Dieu va ensuite placer son serviteur devant une nouvelle responsabilité : celle d’oindre deux rois et surtout un successeur pour lui-même, un nouveau prophète. Sa mission n’est pas terminée; Dieu ne permet pas aux hommes de se décourager pendant bien longtemps quand ils sont à son service, car l’œuvre continue, elle reste toujours à faire. Mais au lieu de se laisser emporter par les sautes d’humeur et de tempérament, il faut choisir la manière d’agir de Dieu. Arrière de nous toute tentation de nous laisser envahir par le désespoir!

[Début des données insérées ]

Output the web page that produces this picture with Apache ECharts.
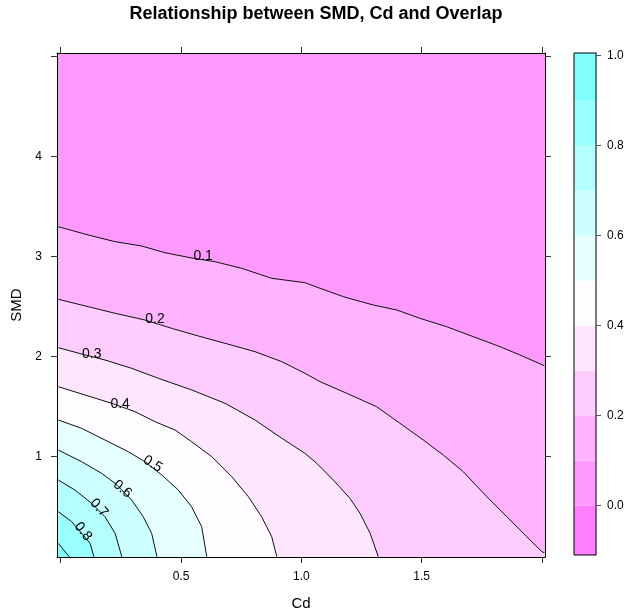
<!DOCTYPE html>
<html><head><meta charset="utf-8">
<script src="https://cdn.jsdelivr.net/npm/echarts@6/dist/echarts.min.js"></script>
<style>html,body{margin:0;padding:0;background:#fff}#c{width:625px;height:615px}</style>
</head><body><div id="c"></div>
<script>
// ---- data ----
const levels = [0.1, 0.2, 0.3, 0.4, 0.5, 0.6, 0.7, 0.8, 0.9];
const levelLabels = ['0.1', '0.2', '0.3', '0.4', '0.5', '0.6', '0.7', '0.8'];
// contour lines as [Cd, SMD] points
const contour01 = [[-0.01,3.30],[0.115,3.217],[0.226,3.15],[0.337,3.107],[0.433,3.04],[0.551,2.984],[0.641,2.95],[0.752,2.884],[0.877,2.784],[1.015,2.74],[1.078,2.684],[1.175,2.60],[1.299,2.517],[1.397,2.467],[1.493,2.384],[1.604,2.30],[1.715,2.20],[1.826,2.10],[1.909,2.017],[2.01,1.91]];
const contour02 = [[-0.01,2.574],[0.115,2.50],[0.226,2.434],[0.35,2.367],[0.461,2.284],[0.572,2.207],[0.683,2.134],[0.808,2.05],[0.919,1.95],[1.015,1.834],[1.078,1.75],[1.189,1.634],[1.313,1.50],[1.41,1.334],[1.507,1.167],[1.59,1.017],[1.673,0.85],[1.771,0.60],[1.854,0.40],[1.937,0.20],[2.0,0.05],[2.01,0.04]];
const contour03 = [[-0.01,2.09],[0.087,2.027],[0.184,1.967],[0.295,1.884],[0.406,1.784],[0.545,1.667],[0.683,1.534],[0.808,1.367],[0.919,1.184],[1.015,1.034],[1.064,0.934],[1.133,0.767],[1.202,0.584],[1.244,0.434],[1.286,0.234],[1.32,0]];
const contour04 = [[-0.01,1.70],[0.101,1.617],[0.212,1.534],[0.309,1.45],[0.392,1.35],[0.475,1.267],[0.544,1.15],[0.628,1.00],[0.711,0.80],[0.78,0.60],[0.835,0.40],[0.877,0.20],[0.898,0]];
const contour05 = [[-0.01,1.367],[0.087,1.284],[0.184,1.167],[0.281,1.05],[0.35,0.95],[0.42,0.817],[0.489,0.667],[0.544,0.50],[0.586,0.30],[0.607,0]];
const contour06 = [[-0.01,1.067],[0.087,0.95],[0.17,0.834],[0.226,0.734],[0.295,0.567],[0.343,0.40],[0.378,0.234],[0.40,0]];
const contour07 = [[-0.01,0.767],[0.059,0.667],[0.129,0.534],[0.184,0.40],[0.226,0.234],[0.254,0]];
const contour08 = [[-0.01,0.45],[0.046,0.35],[0.087,0.234],[0.122,0.134],[0.138,0]];
const contour09 = [[-0.01,0.134],[0.035,0]];
const contours = [contour01, contour02, contour03, contour04, contour05, contour06, contour07, contour08, contour09];
// contour label centres [Cd, SMD] and angle (degrees)
const labelPos = [[0.592,3.007],[0.392,2.377],[0.129,2.027],[0.247,1.527],[0.382,0.927],[0.257,0.677],[0.159,0.487],[0.093,0.252]];
const labelAngle = [0, 0, 0, 0, -32, -40, -48, -52];
// colour key bands
const bandLows = [-0.1, 0.0, 0.1, 0.2, 0.3, 0.4, 0.5, 0.6, 0.7, 0.8, 0.9];
const bandColors = ['#FF80FF','#FF99FF','#FFB3FF','#FFCCFF','#FFE6FF','#FFFCFF','#E6FFFF','#CCFFFF','#B3FFFF','#99FFFF','#80FFFF'];
// ticks
const xTicks = [0, 0.5, 1.0, 1.5, 2.0];
const xTickLabels = [0.5, 1.0, 1.5];
const yTicks = [1, 2, 3, 4, 5];
const yTickLabels = [1, 2, 3, 4];
const keyTicks = [0.0, 0.2, 0.4, 0.6, 0.8, 1.0];

// ---- chart ----
const FONT = "'Liberation Sans', Arial, sans-serif";
const X_MIN = -0.0154, X_MAX = 2.0129, Y_MIN = -0.003, Y_MAX = 5.037;
const K_MIN = -0.1096, K_MAX = 1.006;

function bandColorFor(v) {
  const idx = Math.round((v + 0.1) * 10);
  return bandColors[Math.max(0, Math.min(bandColors.length - 1, idx))];
}

const chart = echarts.init(document.getElementById('c'), null, {renderer: 'canvas'});

const fillSeries = {
  type: 'custom', xAxisIndex: 0, yAxisIndex: 0, z: 1, silent: true,
  encode: {x: -1, y: -1},
  data: [[0]].concat(levels.map((l, i) => [i + 1])),
  renderItem(params, api) {
    const cs = params.coordSys;
    const L = cs.x, R = cs.x + cs.width, T = cs.y, B = cs.y + cs.height;
    const i = params.dataIndex;
    if (i === 0) {
      return {type: 'rect', shape: {x: L, y: T, width: cs.width, height: cs.height}, style: {fill: bandColorFor(0.0)}};
    }
    const c = contours[i - 1];
    const pts = c.map(p => api.coord(p));
    const poly = [[L, pts[0][1]]].concat(pts);
    const last = pts[pts.length - 1];
    if (c[c.length - 1][1] <= 0.001) {
      poly.push([last[0], B]);
    } else {
      poly.push([R, last[1]]);
      poly.push([R, B]);
    }
    poly.push([L, B]);
    return {type: 'polygon', shape: {points: poly}, style: {fill: bandColorFor(levels[i - 1])}};
  }
};

const lineSeries = contours.map(c => ({
  type: 'line', xAxisIndex: 0, yAxisIndex: 0, z: 3, silent: true,
  data: c, showSymbol: false, symbol: 'none', smooth: false,
  lineStyle: {color: '#111', width: 1}
}));

const labelSeries = {
  type: 'custom', xAxisIndex: 0, yAxisIndex: 0, z: 4, silent: true,
  data: labelPos.map((p, i) => [p[0], p[1], i]),
  renderItem(params, api) {
    const pt = api.coord([api.value(0), api.value(1)]);
    const i = api.value(2);
    return {
      type: 'text', x: pt[0], y: pt[1], rotation: labelAngle[i] * Math.PI / 180,
      style: {text: levelLabels[i], font: '14px ' + FONT, fill: '#000', align: 'center', verticalAlign: 'middle'}
    };
  }
};

const keySeries = {
  type: 'custom', xAxisIndex: 2, yAxisIndex: 2, z: 2, silent: true,
  encode: {x: -1, y: -1},
  data: bandLows.map((b, i) => [i]).concat([[bandLows.length]]),
  renderItem(params, api) {
    const cs = params.coordSys;
    const i = params.dataIndex;
    if (i === bandLows.length) {
      return {type: 'rect', shape: {x: cs.x, y: cs.y, width: cs.width, height: cs.height}, style: {fill: null, stroke: '#000', lineWidth: 1}};
    }
    const yBot = i === 0 ? cs.y + cs.height : api.coord([0, bandLows[i]])[1];
    const yTop = i === bandLows.length - 1 ? cs.y : api.coord([0, bandLows[i + 1]])[1];
    return {type: 'rect', shape: {x: cs.x, y: yTop, width: cs.width, height: yBot - yTop}, style: {fill: bandColors[i]}};
  }
};

const axisTxt = {fontSize: 12, color: '#000', fontFamily: FONT};
const tickStyle = {color: '#333', width: 1};

const option = {
  animation: false,
  backgroundColor: '#fff',
  grid: [
    {left: 57, top: 53, width: 488, height: 504, containLabel: false, outerBoundsMode: 'none'},
    {left: 574, top: 53, width: 22, height: 502, containLabel: false, outerBoundsMode: 'none'}
  ],
  xAxis: [
    {gridIndex: 0, type: 'value', position: 'bottom', min: X_MIN, max: X_MAX, z: 10,
     axisLine: {show: true, onZero: false, lineStyle: {color: '#000', width: 1}},
     axisTick: {show: true, customValues: xTicks, length: 6, lineStyle: tickStyle},
     axisLabel: Object.assign({show: true, customValues: xTickLabels, margin: 14, formatter: v => Number(v).toFixed(1)}, axisTxt),
     splitLine: {show: false}},
    {gridIndex: 0, type: 'value', position: 'top', min: X_MIN, max: X_MAX, z: 10,
     axisLine: {show: true, onZero: false, lineStyle: {color: '#000', width: 1}},
     axisTick: {show: true, customValues: xTicks, length: 6, lineStyle: tickStyle},
     axisLabel: {show: false}, splitLine: {show: false}},
    {gridIndex: 1, type: 'value', min: 0, max: 1, show: false}
  ],
  yAxis: [
    {gridIndex: 0, type: 'value', position: 'left', min: Y_MIN, max: Y_MAX, z: 10,
     axisLine: {show: true, onZero: false, lineStyle: {color: '#000', width: 1}},
     axisTick: {show: true, customValues: yTicks, length: 6, lineStyle: tickStyle},
     axisLabel: Object.assign({show: true, customValues: yTickLabels, margin: 15, formatter: v => String(Math.round(v))}, axisTxt),
     splitLine: {show: false}},
    {gridIndex: 0, type: 'value', position: 'right', min: Y_MIN, max: Y_MAX, z: 10,
     axisLine: {show: true, onZero: false, lineStyle: {color: '#000', width: 1}},
     axisTick: {show: true, customValues: yTicks, length: 6, lineStyle: tickStyle},
     axisLabel: {show: false}, splitLine: {show: false}},
    {gridIndex: 1, type: 'value', position: 'right', min: K_MIN, max: K_MAX, z: 10,
     axisLine: {show: true, onZero: false, lineStyle: {color: '#777', width: 1}},
     axisTick: {show: true, customValues: keyTicks, length: 5, lineStyle: {color: '#555', width: 1}},
     axisLabel: Object.assign({show: true, customValues: keyTicks, margin: 11, formatter: v => Number(v).toFixed(1)}, axisTxt),
     splitLine: {show: false}}
  ],
  graphic: [
    {type: 'text', x: 316, y: 14, style: {text: 'Relationship between SMD, Cd and Overlap', font: 'bold 18px ' + FONT, fill: '#000', align: 'center', verticalAlign: 'middle'}},
    {type: 'text', x: 301, y: 604, style: {text: 'Cd', font: '15px ' + FONT, fill: '#000', align: 'center', verticalAlign: 'middle'}},
    {type: 'text', x: 17, y: 305, rotation: Math.PI / 2, style: {text: 'SMD', font: '15px ' + FONT, fill: '#000', align: 'center', verticalAlign: 'middle'}}
  ],
  series: [fillSeries].concat(lineSeries, [labelSeries, keySeries])
};
chart.setOption(option);
</script>
</body></html>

Enfin, consolation suprême, merveilleuse et surprenante : Dieu fera connaître à Élie qu’il n’est pas seul. Sept mille hommes sont restés fidèles; ils n’ont pas fléchi le genou devant les idoles. Sept mille! C’est si peu, lorsqu’on pense qu’Israël devait compter à l’époque au moins trois millions d’habitants… Mais l’essentiel est qu’ils sont là. Et puis, sept mille est un nombre de plénitude. La multitude de ceux, hommes, femmes et enfants, que Dieu a choisis et qu’il connaît par leurs noms. Une fois de plus, nous apprenons que ce n’est pas la quantité ni le chiffre qui comptent, mais la qualité et surtout l’élection de la grâce de Dieu.
L’histoire d’Élie pourrait bien être la nôtre. Sa foi, le sera-t-elle aussi? Oui, si le Dieu d’Élie et le Dieu de Jésus-Christ reste aussi notre Dieu et notre Sauveur.